O Kremlin diz que ditará os termos de qualquer acordo de paz com Kiev, quando chegar essa altura. Por outro lado, o Presidente ucraniano, Volodymyr Zelensky, já disse que vai recorrer à força para libertar o país. Zelensky enfatizou que isso inclui a Crimeia, anexada pela Rússia em 2014; Moscovo tem repetido que o estatuto da Crimeia está estabelecido para sempre.

Conceder território capturado na Ucrânia oriental, nas autoproclamadas República Popular de Donetsk ou República Popular de Lugansk, apoiadas pela Rússia, também parece politicamente impossível para Moscovo, uma vez que já as reconheceu formalmente. Além disso, a plena “libertação” destes dois territórios das forças ucranianas foi uma das principais razões dadas para avançar com a “operação militar especial”.
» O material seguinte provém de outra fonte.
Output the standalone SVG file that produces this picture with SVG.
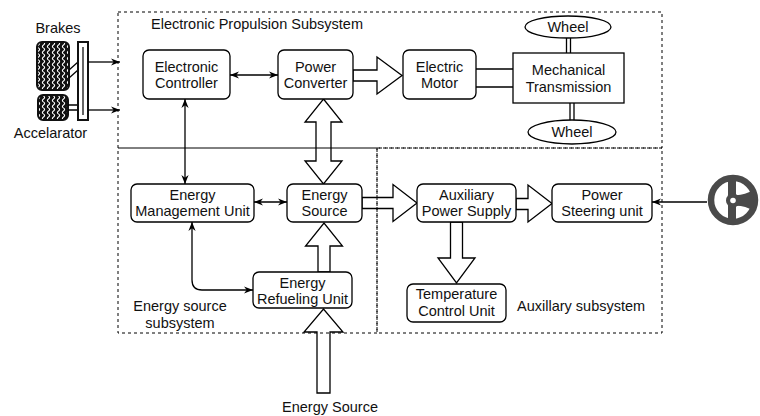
<svg xmlns="http://www.w3.org/2000/svg" width="760" height="416" viewBox="0 0 760 416">
<defs>
<style>
.box{fill:#fff;stroke:#000;stroke-width:1.3}
.frame{fill:none;stroke:#000;stroke-width:1;stroke-dasharray:3 3}
.blk{fill:#fff;stroke:#000;stroke-width:1.3;stroke-linejoin:miter}
.ln{fill:none;stroke:#000;stroke-width:1.3}
text{font-family:"Liberation Sans",Arial,sans-serif;font-size:14.5px;fill:#111}
.c{text-anchor:middle}
</style>
<marker id="ah" viewBox="0 0 10 10" refX="10" refY="5" markerWidth="9" markerHeight="9" markerUnits="userSpaceOnUse" orient="auto-start-reverse">
<path d="M0,1 L10,5 L0,9 L3,5 z" fill="#000"/>
</marker>
<pattern id="tread" width="5" height="6" patternUnits="userSpaceOnUse" x="1" y="0">
<rect width="5" height="6" fill="#111"/>
<path d="M2.5,0 q2.2,1.5 0,3 q-2.2,1.5 0,3" fill="none" stroke="#fff" stroke-width="1.1"/>
</pattern>
</defs>
<rect width="760" height="416" fill="#fff"/>

<g id="pedals">
<rect x="37" y="42" width="32" height="48" rx="5" fill="url(#tread)" stroke="#111" stroke-width="2"/>
<rect x="38" y="95" width="30" height="25" rx="5" fill="url(#tread)" stroke="#111" stroke-width="2"/>
<path d="M69,70 L78,62 M69,78 L78,70" class="ln" stroke-width="1.8"/>
<path d="M68,105 H78 M68,110 H78" class="ln" stroke-width="1.8"/>
<rect x="78" y="42" width="10" height="78" fill="#fff" stroke="#111" stroke-width="2"/>
<line x1="83" y1="47" x2="83" y2="115" stroke="#111" stroke-width="1.3"/>
<text class="c" x="58" y="33">Brakes</text>
<text class="c" x="50.5" y="138">Accelarator</text>
</g>

<g id="steering-wheel">
<circle cx="733" cy="200" r="22" fill="none" stroke="#4a4a4a" stroke-width="6.5"/>
<rect x="728" y="178" width="8" height="44" fill="#4a4a4a"/>
<path d="M733,195 Q744,196 753,190 L754,211 Q744,205 733,206 z" fill="#4a4a4a"/>
<circle cx="733" cy="200.5" r="7" fill="#4a4a4a"/>
<circle cx="733" cy="200.5" r="2.8" fill="#fff"/>
</g>

<g id="connectors">
<line class="ln" x1="88" y1="62" x2="120" y2="62" marker-end="url(#ah)"/>
<line class="ln" x1="88" y1="110" x2="120" y2="110" marker-end="url(#ah)"/>
<line class="ln" x1="230" y1="75" x2="278" y2="75" marker-start="url(#ah)" marker-end="url(#ah)"/>
<line class="ln" x1="185" y1="99" x2="185" y2="184" marker-start="url(#ah)" marker-end="url(#ah)"/>
<line class="ln" x1="254" y1="202" x2="287" y2="202" marker-start="url(#ah)" marker-end="url(#ah)"/>
<path class="ln" d="M192,222 V280 Q192,290 202,290 H253" marker-start="url(#ah)" marker-end="url(#ah)"/>
<line class="ln" x1="707" y1="202" x2="652" y2="202" marker-end="url(#ah)"/>
<path class="ln" d="M476,69 H513 M476,87 H513"/>
<path class="ln" d="M566.5,38 V53 M570.5,38 V53"/>
<path class="ln" d="M570,103 V120 M574,103 V120"/>
<polygon class="blk" points="353,70 377,70 377,57 402,75.5 377,94 377,81 353,81"/>
<polygon class="blk" points="323.5,99 342,122 331,122 331,161 342,161 323.5,184 305,161 316,161 316,122 305,122"/>
<polygon class="blk" points="362,197.5 393,197.5 393,184.5 417,203 393,221.5 393,208.5 362,208.5"/>
<polygon class="blk" points="516,198.5 528,198.5 528,185 552,203.5 528,222 528,209.5 516,209.5"/>
<polygon class="blk" points="450.5,222 462.5,222 462.5,258 475,258 456.5,283 438,258 450.5,258"/>
<polygon class="blk" points="318,272 318,246 305.5,246 324,223 342.5,246 330,246 330,272"/>
<polygon class="blk" points="317,393 317,332 304,332 323.5,309 343,332 330,332 330,393"/>
</g>

<g id="frames">
<rect class="frame" x="118" y="12" width="544" height="136"/>
<rect class="frame" x="118" y="148" width="259" height="185"/>
<rect class="frame" x="377" y="148" width="285" height="185"/>
<text x="151" y="29">Electronic Propulsion Subsystem</text>
<text class="c" x="180" y="311">Energy source</text>
<text class="c" x="180" y="328">subsystem</text>
<text x="517" y="311">Auxillary subsystem</text>
</g>

<g id="electronic-controller">
<rect class="box" x="143" y="50" width="87" height="49" rx="6"/>
<text class="c" x="186.5" y="72">Electronic</text>
<text class="c" x="186.5" y="88">Controller</text>
</g>
<g id="power-converter">
<rect class="box" x="278" y="50" width="75" height="49" rx="6"/>
<text class="c" x="315.5" y="72">Power</text>
<text class="c" x="315.5" y="88">Converter</text>
</g>
<g id="electric-motor">
<rect class="box" x="403" y="50" width="73" height="49" rx="6"/>
<text class="c" x="439.5" y="72">Electric</text>
<text class="c" x="439.5" y="88">Motor</text>
</g>
<g id="mechanical-transmission">
<rect class="box" x="513" y="53" width="111" height="50"/>
<text class="c" x="568.5" y="75">Mechanical</text>
<text class="c" x="568.5" y="92">Transmission</text>
</g>
<g id="wheel-top">
<ellipse class="box" cx="568" cy="27" rx="43" ry="11"/>
<text class="c" x="568" y="32">Wheel</text>
</g>
<g id="wheel-bottom">
<ellipse class="box" cx="572" cy="132" rx="44" ry="12"/>
<text class="c" x="572" y="137">Wheel</text>
</g>
<g id="energy-management-unit">
<rect class="box" x="131" y="184" width="123" height="38" rx="6"/>
<text class="c" x="192.5" y="200">Energy</text>
<text class="c" x="192.5" y="216">Management Unit</text>
</g>
<g id="energy-source">
<rect class="box" x="287" y="184" width="75" height="38" rx="6"/>
<text class="c" x="324.5" y="200">Energy</text>
<text class="c" x="324.5" y="216">Source</text>
</g>
<g id="energy-refueling-unit">
<rect class="box" x="253" y="272" width="99" height="36" rx="6"/>
<text class="c" x="302.5" y="288">Energy</text>
<text class="c" x="302.5" y="304">Refueling Unit</text>
</g>
<g id="auxiliary-power-supply">
<rect class="box" x="417" y="184" width="99" height="38" rx="6"/>
<text class="c" x="466.5" y="200">Auxiliary</text>
<text class="c" x="466.5" y="216">Power Supply</text>
</g>
<g id="power-steering-unit">
<rect class="box" x="552" y="184" width="100" height="38" rx="6"/>
<text class="c" x="602" y="200">Power</text>
<text class="c" x="602" y="216">Steering unit</text>
</g>
<g id="temperature-control-unit">
<rect class="box" x="407" y="284" width="99" height="38" rx="6"/>
<text class="c" x="456.5" y="299">Temperature</text>
<text class="c" x="456.5" y="316">Control Unit</text>
</g>
<g id="energy-source-input">
<text class="c" x="330" y="412">Energy Source</text>
</g>
</svg>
A devolução do território capturado no Sul da Ucrânia, onde a Rússia controla parcialmente três regiões, parece também uma decisão difícil de justificar internamente. Kherson situa-se imediatamente a norte da Crimeia e de um canal que abastece de água a península do mar Negro. Juntamente com a região vizinha de Zaporijjia, Kherson também dá à Rússia um corredor terrestre através do qual pode abastecer a Crimeia, algo que Moscovo tem promovido como um grande prémio.

A opção nuclear

Elementos do Governo russo rejeitaram as sugestões ocidentais de que Moscovo utilizaria armas nucleares tácticas na Ucrânia, mas esta continua a ser uma preocupação para alguns no Ocidente. Para além de infligir baixas em massa, um passo assim representaria uma perigosa intensificação do conflito e poderia conduzir os países ocidentais a uma guerra directa com a Rússia.

A doutrina nuclear russa permite a utilização de armas nucleares, se estas – ou outros tipos de armas de destruição maciça – forem utilizadas contra o próprio país, ou se o Estado russo enfrentar uma ameaça existencial de armas convencionais.
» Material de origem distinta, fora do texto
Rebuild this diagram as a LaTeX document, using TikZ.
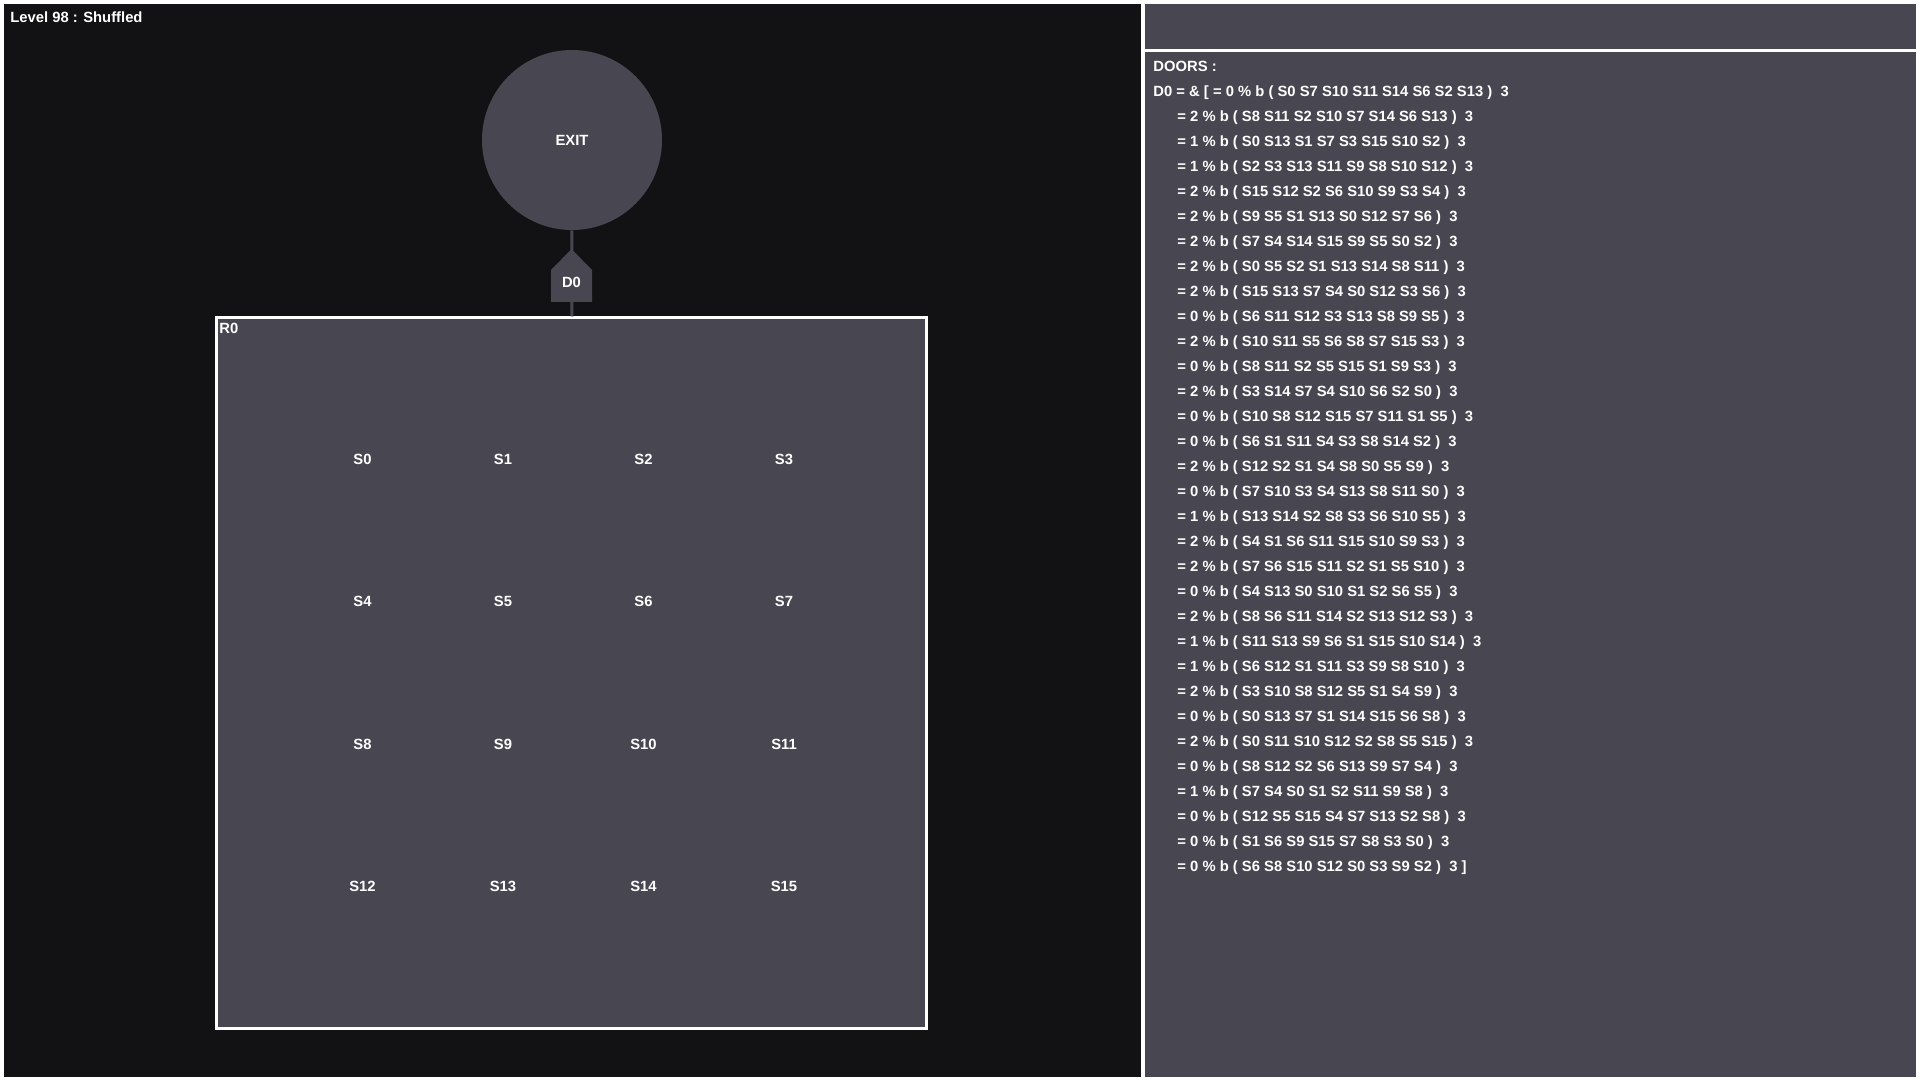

Num livro quase autobiográfico publicado em 2000, Vladimir Putin lembra-se de, em jovem, ter encurralado um rato com um pau, quando vivia num prédio degradado de Leningrado (agora São Petersburgo). Ficou surpreendido quando o animal encurralado se atirou contra ele e inverteu a situação. O antigo embaixador Tony Brenton adverte que um Putin encurralado podia virar-se para armas nucleares, se estivesse a ser confrontado com uma derrota humilhante, sem hipótese de salvação.

“Se a escolha da Rússia for entre lutar numa guerra perdida, ou perder mal e Putin cair, ou algum tipo de demonstração de poder nuclear, eu não apostaria contra a utilização de uma arma nuclear”, disse Brenton.

O antigo general americano Ben Hodges concorda que é um risco, ainda que considere improvável.

“Não há vantagem real a ganhar no campo de batalha. Seria impossível para os EUA ficarem de fora ou não responderem, e eu não acho que Putin ou os seus conselheiros mais próximos sejam suicidas”, disse o ex-comandante das forças do Exército dos Estados Unidos na Europa.